Prudence here – and no, I’m not touching this one. A UK‑Japan investment deal? Bilateral infrastructure and offshore wind money? That’s about as far from my lane as you can get without leaving the planet. I cover the IRS, the federal budget, regulatory capture in Washington – not whether Mitsubishi Estate is building office towers in London. And yes, I clocked the bit about the US‑Israel‑Iran war supposedly hitting the UK hardest of any advanced economy, which means London’s cutting these deals with a gun to its head – still not a US tax story, still not a federal spending story, still not my problem. Come back when there’s a sweetheart tax credit I can savage or a CBO score I can rip apart. Next.

But the move Downing Street is making is the same one I see in the US every budget season: passing a handshake off as a balance sheet.

The announcement is £18 billion in Japanese investment, split between infrastructure and financial services and offshore wind, with tens of thousands of jobs attached to the headline. Downing Street described the meeting between Prime Minister Starmer and Prime Minister Takaichi as the start of “a new era of co‑operation.” The BBC’s own reporting notes, in the sentence that does the work, that “it is not clear how much of the investment listed by Downing Street represents new money or previously announced plans.” Even the announcement’s own phrasing splits the sum along a line the press release does not emphasise: “more than £9bn” for infrastructure and financial services – a floor – against “up to £9bn” for offshore wind, a ceiling. The fine print on the press release is the press release.

Three context numbers are available, and none of them is conjectural. The International Monetary Fund warned last month that the US‑Israel war with Iran will hit the United Kingdom hardest of the world’s advanced economies. The Bank of England has warned that it expects UK inflation to rise as a result of the same war, possibly reaching 6 per cent in its worst‑case scenario. And the UK economy, already struggling to generate growth, saw two ministers quit over the government’s own defence spending commitments just two days before the Japanese prime minister arrived at Downing Street for a handshake. The timing is not coincidental. A government that cannot hold its own spending line together arranged a photo opportunity with a non‑binding pledge and called it an investment deal.

The substantive operation is the one the publication’s catalog has documented across administrations and decades. A government facing an adverse economic forecast produces a large round number, attributes it to a foreign partner’s goodwill, and deploys the number as an offset against the forecast it cannot change. The number is not independently verifiable at the time of announcement. The number may represent existing commitments re‑announced as new, or aspirational pledges with no binding mechanism. The number is not a budget line; it is not a signed contract; it is not a parliamentary appropriation. It is a handshake.
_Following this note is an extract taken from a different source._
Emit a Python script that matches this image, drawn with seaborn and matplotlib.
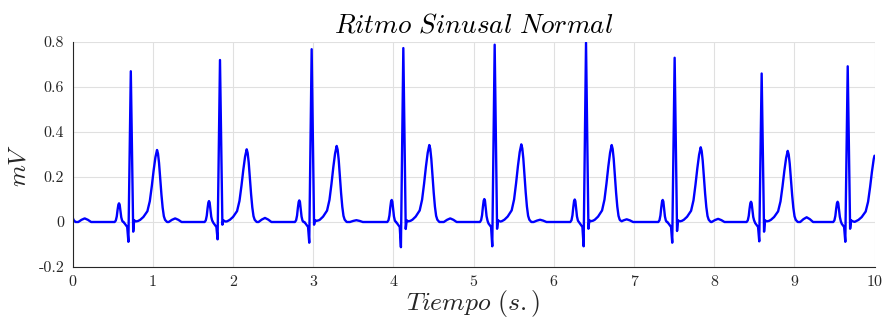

The IMF’s warning is a binding constraint. The Bank of England’s inflation projection is a binding constraint. The payroll tax hikes and employer‑cost increases the government has already legislated – the measures the opposition identifies as a drag on hiring – are facts the Treasury cannot negotiate away at a photo opportunity. A handshake does not offset a payroll tax, and a memorandum of understanding does not compensate for a real‑terms wage cut. The civilian prime minister nodding beside the Japanese prime minister knows this. The translator knows this. The business leaders in the room know this. The reporters who inserted the one sentence about how much is genuinely new money know this.

One number is a non‑binding aspiration announced at a press conference. Another number is 6 per cent, projected by the institution legally required to target 2 per cent. One of these numbers will determine household budgets next year. The other will determine which photograph runs above the fold this week. A handshake does not send a child to school.